Draft angles are necessary to eject the part from the mold without damage. External surfaces typically require a minimum draft of 1-2 degrees, while internal cores may need 2-3 degrees. Additionally, sharp corners act as stress concentrators and impede metal flow. All internal corners should have a radius of at least 0.5 mm to 1.0 mm, depending on the wall thickness.

1. Avoid deep, narrow pockets which are difficult to cool and eject.
2. Place parting lines in non-critical aesthetic areas to minimize visible flash.
3. Use ribs instead of thickening walls to increase stiffness without adding mass.

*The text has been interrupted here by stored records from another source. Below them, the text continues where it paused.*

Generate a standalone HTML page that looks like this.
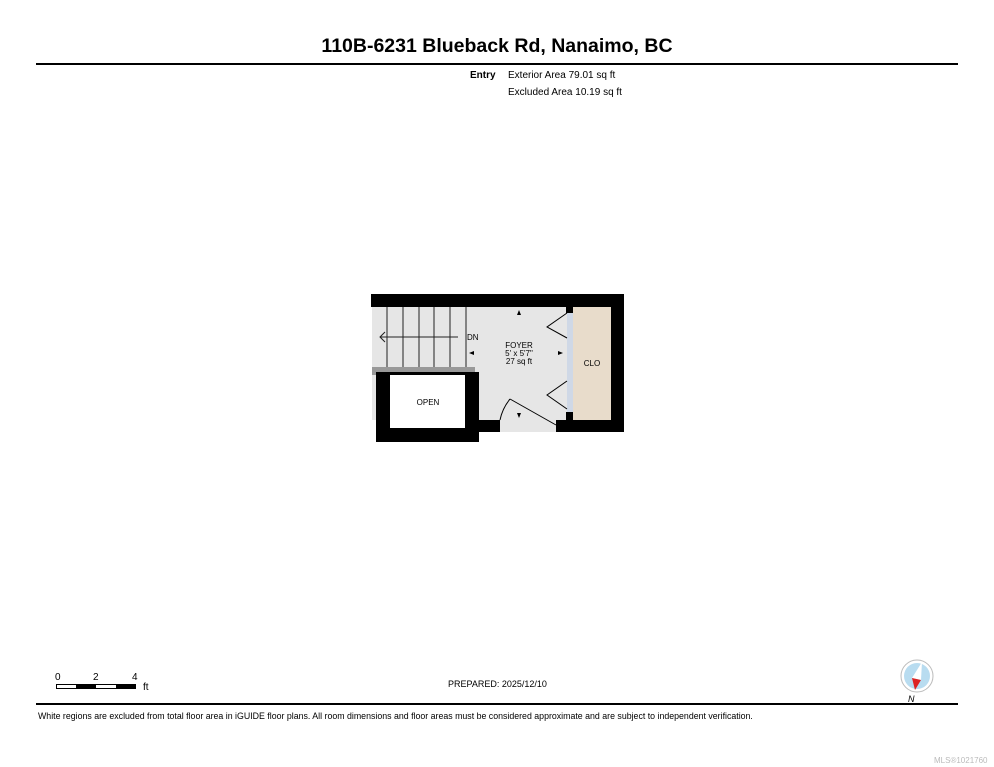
<!DOCTYPE html>
<html><head><style>
body{margin:0;background:#fff;width:994px;height:767px;position:relative;font-family:"Liberation Sans",Arial,sans-serif;overflow:hidden}
.t{position:absolute;white-space:nowrap;color:#000}
</style></head><body>
<div class="t" style="left:0;width:994px;text-align:center;top:35px;font-size:19.5px;font-weight:bold">110B-6231 Blueback Rd, Nanaimo, BC</div>
<div style="position:absolute;left:36px;top:63px;width:922px;height:2px;background:#000"></div>
<div class="t" style="left:470px;top:70px;font-size:10px;font-weight:bold">Entry</div>
<div class="t" style="left:508px;top:70px;font-size:10px">Exterior Area 79.01 sq ft</div>
<div class="t" style="left:508px;top:87px;font-size:10px">Excluded Area 10.19 sq ft</div>

<svg width="994" height="767" style="position:absolute;left:0;top:0">
<rect x="372" y="307" width="240" height="113" fill="#e6e6e6"/>
<rect x="500" y="420" width="56" height="12" fill="#e6e6e6"/>
<rect x="573" y="307" width="38" height="113" fill="#e8dccb"/>
<rect x="567" y="307" width="6" height="113" fill="#cfd8e6"/>
<g stroke="#222" stroke-width="1">
<line x1="387" y1="307" x2="387" y2="367"/><line x1="403" y1="307" x2="403" y2="367"/>
<line x1="419" y1="307" x2="419" y2="367"/><line x1="434" y1="307" x2="434" y2="367"/>
<line x1="450" y1="307" x2="450" y2="367"/><line x1="466" y1="307" x2="466" y2="367"/>
<line x1="380" y1="337" x2="458" y2="337"/>
<polyline points="385,332 380,337 385,342" fill="none"/>
</g>
<rect x="372" y="367" width="103" height="8" fill="#999"/>
<rect x="466" y="367" width="9" height="53" fill="#999"/>
<rect x="376" y="372" width="103" height="70" fill="#000"/>
<rect x="390" y="375" width="75" height="53" fill="#fff"/>
<rect x="371" y="294" width="253" height="13" fill="#000"/>
<rect x="611" y="294" width="13" height="138" fill="#000"/>
<rect x="465" y="420" width="35" height="12" fill="#000"/>
<rect x="556" y="420" width="68" height="12" fill="#000"/>
<rect x="566" y="307" width="7" height="6" fill="#000"/>
<rect x="566" y="412" width="7" height="8" fill="#000"/>
<g stroke="#000" stroke-width="1" fill="none">
<polyline points="567,313 547,327 567,338"/>
<polyline points="567,381 547,395 567,409"/>
<line x1="510" y1="399" x2="556" y2="425"/>
<path d="M510,399 A48,48 0 0 0 500,420"/>
</g>
<g fill="#000">
<polygon points="519,310 517,315 521,315"/>
<polygon points="519,418 517,413 521,413"/>
<polygon points="469,353 474,351 474,355"/>
<polygon points="563,353 558,351 558,355"/>
</g>
<text x="467" y="340" font-size="8" font-family="Liberation Sans">DN</text>
<text x="519" y="348" font-size="8" text-anchor="middle" font-family="Liberation Sans">FOYER</text>
<text x="519" y="356" font-size="8" text-anchor="middle" font-family="Liberation Sans">5' x 5'7"</text>
<text x="519" y="364" font-size="8" text-anchor="middle" font-family="Liberation Sans">27 sq ft</text>
<text x="592" y="366" font-size="8" text-anchor="middle" font-family="Liberation Sans">CLO</text>
<text x="428" y="405" font-size="8" text-anchor="middle" font-family="Liberation Sans">OPEN</text>
<rect x="56.5" y="684.5" width="79" height="4" fill="#fff" stroke="#000"/>
<rect x="76" y="684" width="20" height="5" fill="#000"/><rect x="116" y="684" width="20" height="5" fill="#000"/>
<text x="55" y="680" font-size="10" font-family="Liberation Sans">0</text>
<text x="93" y="680" font-size="10" font-family="Liberation Sans">2</text>
<text x="132" y="680" font-size="10" font-family="Liberation Sans">4</text>
<text x="143" y="690" font-size="10" font-family="Liberation Sans">ft</text>
<circle cx="917" cy="676" r="16" fill="#fff" stroke="#bbb"/>
<circle cx="917" cy="676" r="13" fill="#b8dcf0"/>
<polygon points="922,662 912,678 921,680" fill="#fff"/>
<polygon points="912,678 921,680 915,690" fill="#d22"/>
<text x="908" y="702" font-size="9" font-style="italic" font-family="Liberation Sans">N</text>
</svg>
<div class="t" style="left:448px;top:679px;font-size:9px">PREPARED: 2025/12/10</div>
<div style="position:absolute;left:36px;top:703px;width:922px;height:2px;background:#000"></div>
<div class="t" style="left:38px;top:711px;font-size:8.8px">White regions are excluded from total floor area in iGUIDE floor plans. All room dimensions and floor areas must be considered approximate and are subject to independent verification.</div>
<div class="t" style="left:934px;top:756px;font-size:8px;color:#bbb">MLS®1021760</div>
</body></html>
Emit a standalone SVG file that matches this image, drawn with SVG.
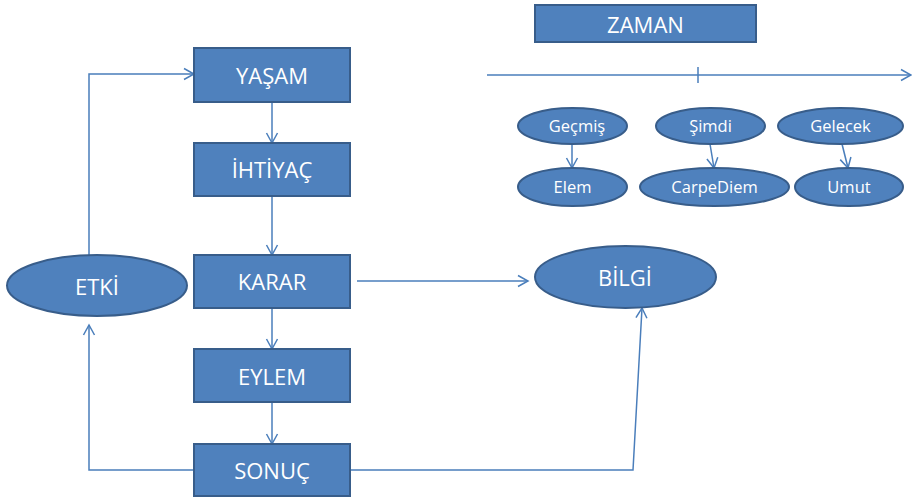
<svg xmlns="http://www.w3.org/2000/svg" width="912" height="497" viewBox="0 0 912 497">
<defs>
<style>
.n{fill:#4F81BD;stroke:#385D8A;stroke-width:2}
.t{fill:#FFFFFF;font-family:"Open Sans","Liberation Sans",sans-serif;font-size:22px;text-anchor:middle}
.s{fill:#FFFFFF;font-family:"Open Sans","Liberation Sans",sans-serif;font-size:16.5px;text-anchor:middle}
.c{fill:none;stroke:#4A7EBB;stroke-width:1.5}
</style>
<marker id="ah" markerUnits="userSpaceOnUse" markerWidth="14" markerHeight="14" viewBox="0 0 14 14" refX="12" refY="7" orient="auto">
<path d="M2,1.5 L12,7 L2,12.5" fill="none" stroke="#4A7EBB" stroke-width="1.5"/>
</marker>
</defs>
<g id="connectors">
<path class="c" d="M272,102 V143" marker-end="url(#ah)"/>
<path class="c" d="M272,196 V255" marker-end="url(#ah)"/>
<path class="c" d="M272,308 V349" marker-end="url(#ah)"/>
<path class="c" d="M272,402 V444" marker-end="url(#ah)"/>
<path class="c" d="M89,255 V74 H194" marker-end="url(#ah)"/>
<path class="c" d="M194,470 H89 V325" marker-end="url(#ah)"/>
<path class="c" d="M357,281 H528" marker-end="url(#ah)"/>
<path class="c" d="M350,470 H633 L642,308" marker-end="url(#ah)"/>
<path class="c" d="M487,75 H911" marker-end="url(#ah)"/>
<path class="c" d="M698,67 V83"/>
<path class="c" d="M572,144 V168" marker-end="url(#ah)"/>
<path class="c" d="M710,144 L714,168" marker-end="url(#ah)"/>
<path class="c" d="M842,144 L848,168" marker-end="url(#ah)"/>
</g>
<g id="zaman"><rect class="n" x="535" y="5" width="221" height="37"/><text class="t" x="645.5" y="33">ZAMAN</text></g>
<g id="yasam"><rect class="n" x="194" y="48" width="156" height="54"/><text class="t" x="272" y="84">YAŞAM</text></g>
<g id="ihtiyac"><rect class="n" x="194" y="143" width="156" height="53"/><text class="t" x="272" y="178">İHTİYAÇ</text></g>
<g id="karar"><rect class="n" x="194" y="255" width="156" height="53"/><text class="t" x="272" y="290">KARAR</text></g>
<g id="eylem"><rect class="n" x="194" y="349" width="156" height="53"/><text class="t" x="272" y="385">EYLEM</text></g>
<g id="sonuc"><rect class="n" x="194" y="444" width="156" height="52"/><text class="t" x="272" y="479">SONUÇ</text></g>
<g id="etki"><ellipse class="n" cx="97" cy="285.5" rx="90" ry="30.5"/><text class="t" x="97" y="295">ETKİ</text></g>
<g id="bilgi"><ellipse class="n" cx="625.5" cy="277" rx="90.5" ry="31"/><text class="t" x="625" y="286">BİLGİ</text></g>
<g id="gecmis"><ellipse class="n" cx="572.5" cy="126" rx="54.5" ry="18"/><text class="s" x="577" y="132">Geçmiş</text></g>
<g id="simdi"><ellipse class="n" cx="710.5" cy="126" rx="54.5" ry="18"/><text class="s" x="710.5" y="132">Şimdi</text></g>
<g id="gelecek"><ellipse class="n" cx="840.5" cy="126" rx="62.5" ry="18"/><text class="s" x="840.5" y="132">Gelecek</text></g>
<g id="elem"><ellipse class="n" cx="572.5" cy="187" rx="54.5" ry="19"/><text class="s" x="572.5" y="193">Elem</text></g>
<g id="carpediem"><ellipse class="n" cx="714.5" cy="187" rx="74.5" ry="19"/><text class="s" x="714.5" y="193">CarpeDiem</text></g>
<g id="umut"><ellipse class="n" cx="849" cy="187" rx="54" ry="19"/><text class="s" x="849" y="193">Umut</text></g>
</svg>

Quality Control and Defect Prevention

Ensuring the reliability of aluminum casting parts requires rigorous quality control protocols. Common defects include porosity, inclusions, and surface cracks. Implementing robust inspection methods ensures that only compliant parts reach assembly lines.

X-Ray and CT Scanning

Non-destructive testing (NDT) via X-ray is essential for detecting internal porosity, especially in safety-critical automotive parts. Computed Tomography (CT) scanning provides a 3D visualization of internal voids, allowing engineers to correlate casting parameters with defect locations. This data is crucial for optimizing gate and runner systems.

Mechanical Testing Standards

Regular tensile testing of sample coupons cast alongside production parts verifies material properties. Key metrics include Yield Strength, Ultimate Tensile Strength, and Elongation. For A380-T5, a typical yield strength is 160 MPa, while A356-T6 can achieve 275 MPa. Consistent monitoring ensures batch-to-batch consistency.